#### [Problem details]
Starting at the first line of the listing below, repeat each line up to and including the one containing "const yTickLabels = ['0', '0.5', '1.0', '1.5', '2.0', '2.5'];". Leave out pictures.

#### [Source data]
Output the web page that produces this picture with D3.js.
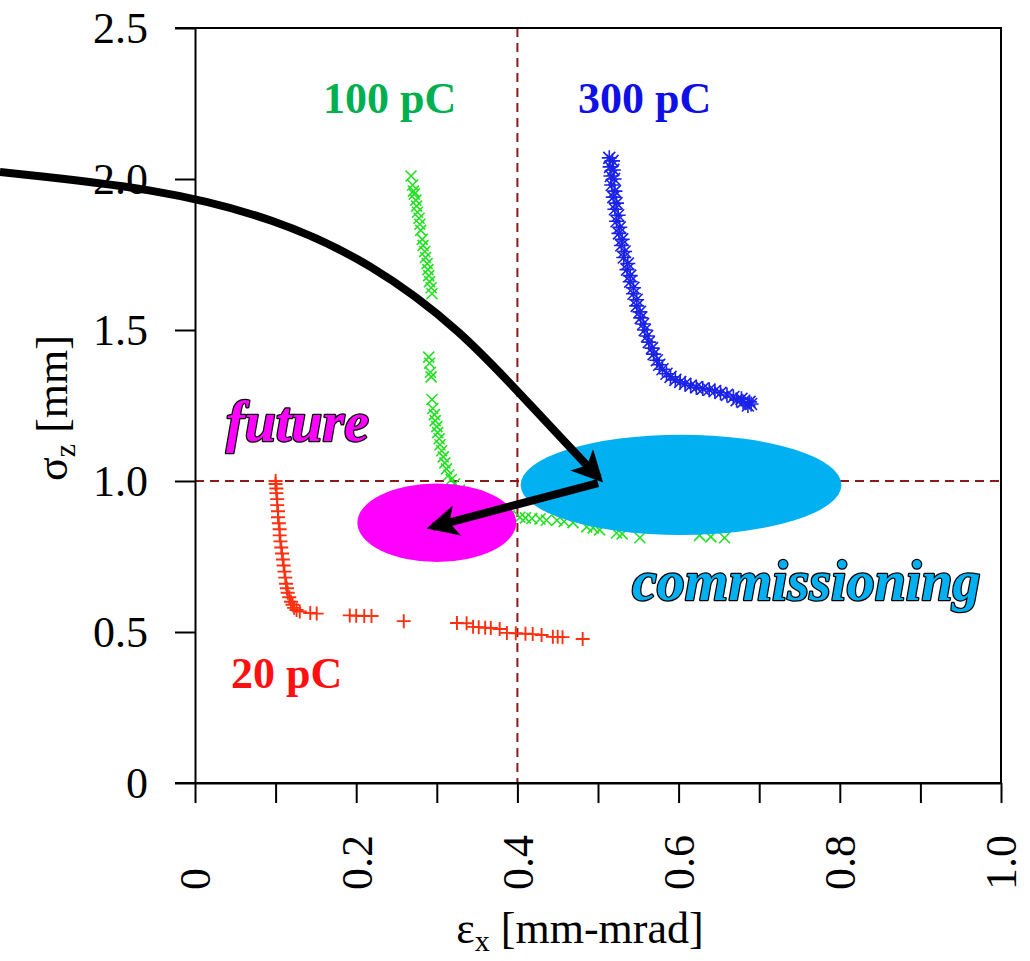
<!DOCTYPE html>
<html>
<head>
<meta charset="utf-8">
<script src="https://cdn.jsdelivr.net/npm/d3@7"></script>
<style>
  body { margin: 0; background: #fff; }
  svg { display: block; font-family: "Liberation Serif", "Times New Roman", serif; }
  .tick text { font-size: 44px; fill: #000; font-family: "Liberation Serif", "Times New Roman", serif; }
  .label { font-weight: bold; font-size: 44px; }
  .tag { font-weight: bold; font-style: italic; font-size: 56px;
         stroke: #000; stroke-width: 2.5px; paint-order: stroke; stroke-linejoin: round; }
</style>
</head>
<body>
<svg id="chart"></svg>
<script>
// tick values
const xTicks = [0, 0.1, 0.2, 0.3, 0.4, 0.5, 0.6, 0.7, 0.8, 0.9, 1.0];
const xTickLabels = ['0', '', '0.2', '', '0.4', '', '0.6', '', '0.8', '', '1.0'];
const yTicks = [0, 0.5, 1.0, 1.5, 2.0, 2.5];
const yTickLabels = ['0', '0.5', '1.0', '1.5', '2.0', '2.5'];

// 20 pC  [emittance, bunch length]
const q20 = [
  [0.100, 1.00], [0.100, 0.99], [0.101, 0.975], [0.101, 0.96], [0.102, 0.94], [0.102, 0.92],
  [0.103, 0.90], [0.103, 0.88], [0.104, 0.86], [0.105, 0.84], [0.105, 0.82], [0.106, 0.80],
  [0.107, 0.78], [0.108, 0.76], [0.109, 0.74], [0.110, 0.72], [0.111, 0.70], [0.112, 0.68],
  [0.113, 0.66], [0.114, 0.645], [0.115, 0.63], [0.117, 0.615], [0.119, 0.60], [0.121, 0.59],
  [0.123, 0.58], [0.126, 0.573], [0.130, 0.568], [0.143, 0.563], [0.151, 0.561],
  [0.192, 0.555], [0.200, 0.554], [0.210, 0.553], [0.219, 0.553], [0.259, 0.536],
  [0.325, 0.530], [0.337, 0.529], [0.345, 0.517], [0.352, 0.516], [0.360, 0.514], [0.367, 0.513],
  [0.378, 0.510], [0.387, 0.497], [0.398, 0.496], [0.410, 0.494], [0.419, 0.493], [0.430, 0.490],
  [0.444, 0.484], [0.450, 0.484], [0.456, 0.483], [0.481, 0.477]
];

// 100 pC
const q100 = [
  [0.268, 2.01], [0.270, 1.98], [0.271, 1.96], [0.272, 1.95], [0.274, 1.93], [0.275, 1.91],
  [0.276, 1.89], [0.278, 1.87], [0.279, 1.85], [0.280, 1.83], [0.282, 1.80], [0.283, 1.78],
  [0.285, 1.76], [0.286, 1.74], [0.288, 1.72], [0.289, 1.70], [0.290, 1.68], [0.291, 1.66],
  [0.293, 1.64], [0.294, 1.62], [0.290, 1.41], [0.291, 1.39], [0.292, 1.36], [0.293, 1.345],
  [0.294, 1.27], [0.295, 1.24], [0.297, 1.22], [0.298, 1.20], [0.300, 1.18], [0.301, 1.16],
  [0.303, 1.14], [0.304, 1.12], [0.306, 1.10], [0.308, 1.08], [0.310, 1.06], [0.312, 1.04],
  [0.315, 1.02], [0.318, 1.005], [0.322, 0.99], [0.328, 0.97], [0.335, 0.955], [0.345, 0.94],
  [0.355, 0.925], [0.365, 0.91], [0.380, 0.895], [0.390, 0.885], [0.403, 0.880], [0.410, 0.878],
  [0.418, 0.876], [0.428, 0.874], [0.436, 0.870], [0.449, 0.870], [0.458, 0.866], [0.469, 0.862],
  [0.486, 0.848], [0.494, 0.845], [0.502, 0.838], [0.523, 0.828], [0.530, 0.825], [0.552, 0.812],
  [0.580, 0.850], [0.600, 0.850], [0.626, 0.820], [0.640, 0.815], [0.657, 0.812]
];

// 300 pC
const q300 = [
  [0.514, 2.07], [0.518, 2.06], [0.515, 2.04], [0.519, 2.03], [0.516, 2.01], [0.520, 2.00],
  [0.517, 1.98], [0.521, 1.96], [0.519, 1.94], [0.523, 1.92], [0.521, 1.90], [0.525, 1.88],
  [0.523, 1.86], [0.527, 1.84], [0.526, 1.82], [0.530, 1.80], [0.529, 1.78], [0.533, 1.76],
  [0.532, 1.74], [0.537, 1.72], [0.536, 1.70], [0.540, 1.68], [0.540, 1.66], [0.544, 1.64],
  [0.544, 1.62], [0.548, 1.60], [0.548, 1.58], [0.552, 1.56], [0.553, 1.54], [0.556, 1.52],
  [0.558, 1.50], [0.561, 1.48], [0.563, 1.46], [0.567, 1.44], [0.569, 1.42], [0.573, 1.40],
  [0.576, 1.385], [0.580, 1.37], [0.585, 1.355], [0.590, 1.345], [0.596, 1.335], [0.602, 1.328],
  [0.608, 1.322], [0.615, 1.316], [0.622, 1.310], [0.630, 1.306], [0.638, 1.302], [0.645, 1.298],
  [0.652, 1.292], [0.660, 1.285], [0.668, 1.278], [0.678, 1.272], [0.672, 1.268], [0.680, 1.262],
  [0.688, 1.262], [0.686, 1.250], [0.690, 1.255]
];

// regions: [cx, cy, rx, ry] in data units
const futureRegion = [0.3, 0.862, 0.0985, 0.13];
const commissioningRegion = [0.603, 0.987, 0.199, 0.166];

// annotation arrows in data units
const bigArrow = [[-0.242, 2.023], [-0.05, 1.97], [0.10, 1.87], [0.22, 1.72],
                  [0.33, 1.50], [0.42, 1.24], [0.501, 1.01]];
const smallArrow = [[0.5, 0.993], [0.295, 0.848]];

const width = 1030, height = 961;
const margin = { top: 28, right: 29, bottom: 178, left: 195 };
const innerW = width - margin.left - margin.right,
      innerH = height - margin.top - margin.bottom;

const svg = d3.select('#chart').attr('width', width).attr('height', height);

const x = d3.scaleLinear().domain([0, 1]).range([margin.left, margin.left + innerW]);
const y = d3.scaleLinear().domain([0, 2.5]).range([margin.top + innerH, margin.top]);

// arrow head
svg.append('defs').append('marker')
    .attr('id', 'head')
    .attr('viewBox', '0 0 10 10')
    .attr('refX', 8).attr('refY', 5)
    .attr('markerWidth', 4.8).attr('markerHeight', 3.9)
    .attr('markerUnits', 'strokeWidth')
    .attr('orient', 'auto')
    .append('path')
    .attr('d', 'M0,0 L10,5 L0,10 L2.5,5 Z')
    .attr('fill', '#000');

// dashed reference lines
svg.append('line')
    .attr('x1', x(0.4)).attr('x2', x(0.4))
    .attr('y1', y(2.5)).attr('y2', y(0))
    .attr('stroke', '#8b1a1a').attr('stroke-width', 2).attr('stroke-dasharray', '9,6');
svg.append('line')
    .attr('x1', x(0)).attr('x2', x(1))
    .attr('y1', y(1)).attr('y2', y(1))
    .attr('stroke', '#8b1a1a').attr('stroke-width', 2).attr('stroke-dasharray', '9,6');

// markers
function plus(g, data, color, s, w) {
  g.selectAll(null).data(data).enter().append('path')
    .attr('d', d => `M${x(d[0]) - s},${y(d[1])}h${2 * s}M${x(d[0])},${y(d[1]) - s}v${2 * s}`)
    .attr('stroke', color).attr('stroke-width', w).attr('fill', 'none');
}
function cross(g, data, color, s, w) {
  g.selectAll(null).data(data).enter().append('path')
    .attr('d', d => `M${x(d[0]) - s},${y(d[1]) - s}l${2 * s},${2 * s}M${x(d[0]) - s},${y(d[1]) + s}l${2 * s},${-2 * s}`)
    .attr('stroke', color).attr('stroke-width', w).attr('fill', 'none');
}
function star(g, data, color, s) {
  plus(g, data, color, s, 1.6);
  cross(g, data, color, s * 0.8, 1.6);
}

const pts = svg.append('g');
cross(pts, q100, '#22e022', 5.5, 1.6);
plus(pts, q20, '#ff3010', 7, 1.9);
star(pts, q300, '#1a22e8', 7.5);

// regions
svg.append('ellipse')
    .attr('cx', x(futureRegion[0])).attr('cy', y(futureRegion[1]))
    .attr('rx', x(futureRegion[2]) - x(0)).attr('ry', y(0) - y(futureRegion[3]))
    .attr('fill', '#ff00ff');
svg.append('ellipse')
    .attr('cx', x(commissioningRegion[0])).attr('cy', y(commissioningRegion[1]))
    .attr('rx', x(commissioningRegion[2]) - x(0)).attr('ry', y(0) - y(commissioningRegion[3]))
    .attr('fill', '#00b0f0');

// axes
const yAxis = d3.axisLeft(y).tickValues(yTicks).tickSize(20).tickSizeOuter(0)
    .tickFormat((d, i) => yTickLabels[i]);
const gy = svg.append('g')
    .attr('transform', `translate(${margin.left},0)`)
    .call(yAxis);
gy.selectAll('.tick text').attr('x', -47);

const xAxis = d3.axisBottom(x).tickValues(xTicks).tickSize(20).tickSizeOuter(0)
    .tickFormat((d, i) => xTickLabels[i]);
const gx = svg.append('g')
    .attr('transform', `translate(0,${margin.top + innerH})`)
    .call(xAxis);
gx.selectAll('.tick text')
    .attr('transform', 'rotate(-90)')
    .attr('x', -107).attr('y', 0).attr('dy', '0.34em')
    .attr('text-anchor', 'start');

svg.selectAll('.domain, .tick line').attr('stroke', '#000').attr('stroke-width', 2);

// frame
svg.append('path')
    .attr('d', `M${x(0) - 20},${y(0)}H${x(1)}V${y(2.5)}H${x(0) - 20}`)
    .attr('fill', 'none').attr('stroke', '#000').attr('stroke-width', 2);

// axis titles
const xt = svg.append('text')
    .attr('x', 580).attr('y', 943)
    .attr('text-anchor', 'middle').attr('font-size', 44);
xt.append('tspan').text('ε');
xt.append('tspan').attr('font-size', 30).attr('dy', 8).text('x');
xt.append('tspan').attr('dy', -8).text(' [mm-mrad]');

const yt = svg.append('text')
    .attr('transform', 'translate(67,408) rotate(-90)')
    .attr('text-anchor', 'middle').attr('font-size', 44);
yt.append('tspan').text('σ');
yt.append('tspan').attr('font-size', 30).attr('dy', 8).text('z');
yt.append('tspan').attr('dy', -8).text(' [mm]');

// series labels
svg.append('text').attr('class', 'label').attr('x', 323).attr('y', 113)
    .attr('fill', '#00b050').text('100 pC');
svg.append('text').attr('class', 'label').attr('x', 578).attr('y', 113)
    .attr('fill', '#0f0fe8').text('300 pC');
svg.append('text').attr('class', 'label').attr('x', 231).attr('y', 688)
    .attr('fill', '#ff1010').text('20 pC');

svg.append('text').attr('class', 'tag').attr('x', 226).attr('y', 441)
    .attr('fill', '#ff00ff').text('future');
svg.append('text').attr('class', 'tag').attr('x', 632).attr('y', 600)
    .attr('fill', '#00b0f0').text('commissioning');

// arrows
const line = d3.line().x(d => x(d[0])).y(d => y(d[1])).curve(d3.curveBasis);
svg.append('path')
    .attr('d', line(bigArrow))
    .attr('fill', 'none').attr('stroke', '#000').attr('stroke-width', 8)
    .attr('marker-end', 'url(#head)');
svg.append('path')
    .attr('d', d3.line().x(d => x(d[0])).y(d => y(d[1]))(smallArrow))
    .attr('fill', 'none').attr('stroke', '#000').attr('stroke-width', 8)
    .attr('marker-end', 'url(#head)');
</script>
</body>
</html>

#### [Written reply]
Output the web page that produces this picture with D3.js.
<!DOCTYPE html>
<html>
<head>
<meta charset="utf-8">
<script src="https://cdn.jsdelivr.net/npm/d3@7"></script>
<style>
  body { margin: 0; background: #fff; }
  svg { display: block; font-family: "Liberation Serif", "Times New Roman", serif; }
  .tick text { font-size: 44px; fill: #000; font-family: "Liberation Serif", "Times New Roman", serif; }
  .label { font-weight: bold; font-size: 44px; }
  .tag { font-weight: bold; font-style: italic; font-size: 56px;
         stroke: #000; stroke-width: 2.5px; paint-order: stroke; stroke-linejoin: round; }
</style>
</head>
<body>
<svg id="chart"></svg>
<script>
// tick values
const xTicks = [0, 0.1, 0.2, 0.3, 0.4, 0.5, 0.6, 0.7, 0.8, 0.9, 1.0];
const xTickLabels = ['0', '', '0.2', '', '0.4', '', '0.6', '', '0.8', '', '1.0'];
const yTicks = [0, 0.5, 1.0, 1.5, 2.0, 2.5];
const yTickLabels = ['0', '0.5', '1.0', '1.5', '2.0', '2.5'];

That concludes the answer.